What are the key platforms required for collaborative ML development?
Contents
What are the key platforms required for collaborative ML development?#
Contributor(s): Dylan Poh Guan Kiong, AI Engineer (GitHub)
With the increasing complexity of machine learning projects, it is highly likely that a team of developers is required to complete the task. As a result, it is critical to have the ability to collaborate efficiently.
Fundamentally, there are two ways that teams collaborate.
Luke Marsden: When you boil it down to basics, there are really two fundamental modes of collaborating between different people doing work: synchronous and asynchronous.
Synchronous: Communications are scheduled, real-time interactions by phone, video, or in-person, sometimes interrupting one another for urgent tasks or simply asking a question. In terms of development, the upstream have to complete their tasks before the downstream team can continue with their work (Dependencies issues)
Asynchronous: Communication happens on your own time, with a different team or people concurrently working on a different task. An efficient mechanism is required to resolve merge conflicts.
With this in mind, we seek to introduce some tools and practices for a team to get started in the hope that stumbling blocks will be reduced to the minimum. The practices introduced here assume development using Python as the primary language.
Communication tools#
Establishing effective communication right from the beginning of any project will allow all team members to align toward the same goal and reduce any possible friction. A quintessential example of miscommunication is an unclear problem statement leading to team members having different views on the outcome of the project.
The following tools (by no means exhaustive) may be useful for remote, office, and hybrid working arrangements:
A big whiteboard often produces the most efficient channel to share ideas. (Physical Meetup)
Google Workspace, a full suite of communication tools such as Google meet, shared Google calendar, and Gmail to see the complete list of participants and scheduled meetings. Other option includes the Microsoft Team.
Miro is an easy to use, intuitive, collobration tool that uses little effort to setup quickly. Other option includes Coggle.
Code versioning#
Jupyter notebooks (.ipynb) are powerful, but also have many limitations. For example, it is impractical to use pure git for versioning Jupyter notebooks (because of large amounts of embedded and frequently changing HTML). Jupyter notebooks are also unsuitable for deployment or production. Naming and renaming files or folders with comments are also undesirable and difficult to keep track of.
Instead, using git for distributed version control and tracking changes helps coordinate work among team members. Developing code in Python script (.py) is highly preferred and using GitLab or GitHub to manage your code online with an advanced interface to resolve merged conflict that occurs frequently for asynchronous work.
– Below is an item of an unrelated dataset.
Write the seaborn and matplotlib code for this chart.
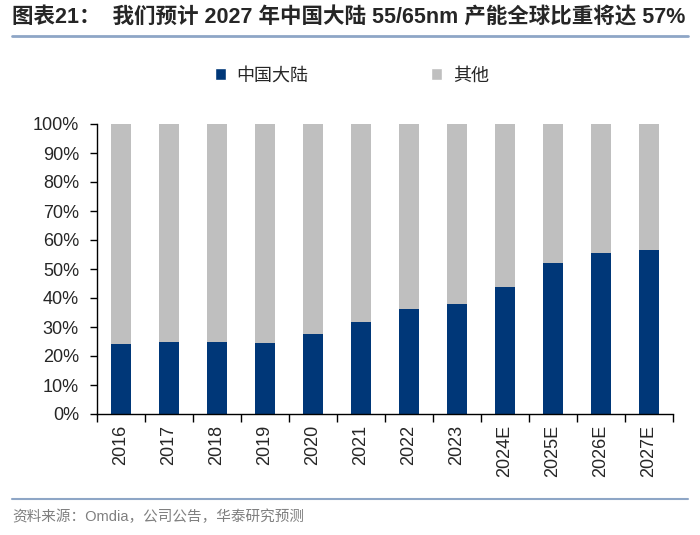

Merge conflicts occur when the source and target branches of a merge request (as termed by GitLab) or pull request (as termed by GitHub) contain different changes or commits. As mentioned, this is especially common during collaboration when more than two engineers are contributing to the code. In this case, engineers must choose which change to accept. Once the changes are made, you can assign reviewer to inspect the changes which ensure the correctness of the merge and prevent breaking the code. Examples of the occurrence of and tools to handle conflicts are linked here for both GitHub and GitLab.
Keeping a standardised environment for development keeps Python package dependencies consistent, and together with git, allows different members to easily switch between different machines such as local machines or machines in the cloud. One popular option that manages the environment is Conda (environment.yml)
More in-depth information on setting up a machine learning project repository can be found here.
Model/weight/data versioning#
Shared storage such as cloud storage ensures the team is assessing the correct dataset and having access to a shared transformed dataset cuts down data preprocessing/transformation time allowing the engineer to focus on modeling. Also, weights and datasets should not be pushed to the version control system, as the repository size might become too large for the local machine.
Having a system to keep track of the trained model and the corresponding dataset early on will prove to be fruitful, as more experiments will make it difficult to trace back. One good practice will be to save the checkpoints and the models together and keep track of the corresponding dataset used for the training. Recommended tools include MLflow and Weights & Biases for tracking experiments and versioning models. DVC and neptune.ai are tools to consider for data version control. Even a simple shared spreadsheet keeping track of model/weights/dataset versioning will pay off eventually.
It is also possible to set up a cloud-based compute/development environment where all collaborators can share the same environment and tools (VScode, Jupyter Lab) and shared storage. Some of the examples are Amazon EC2 Instance Types, Data Science Virtual Machine and Google Compute Engine.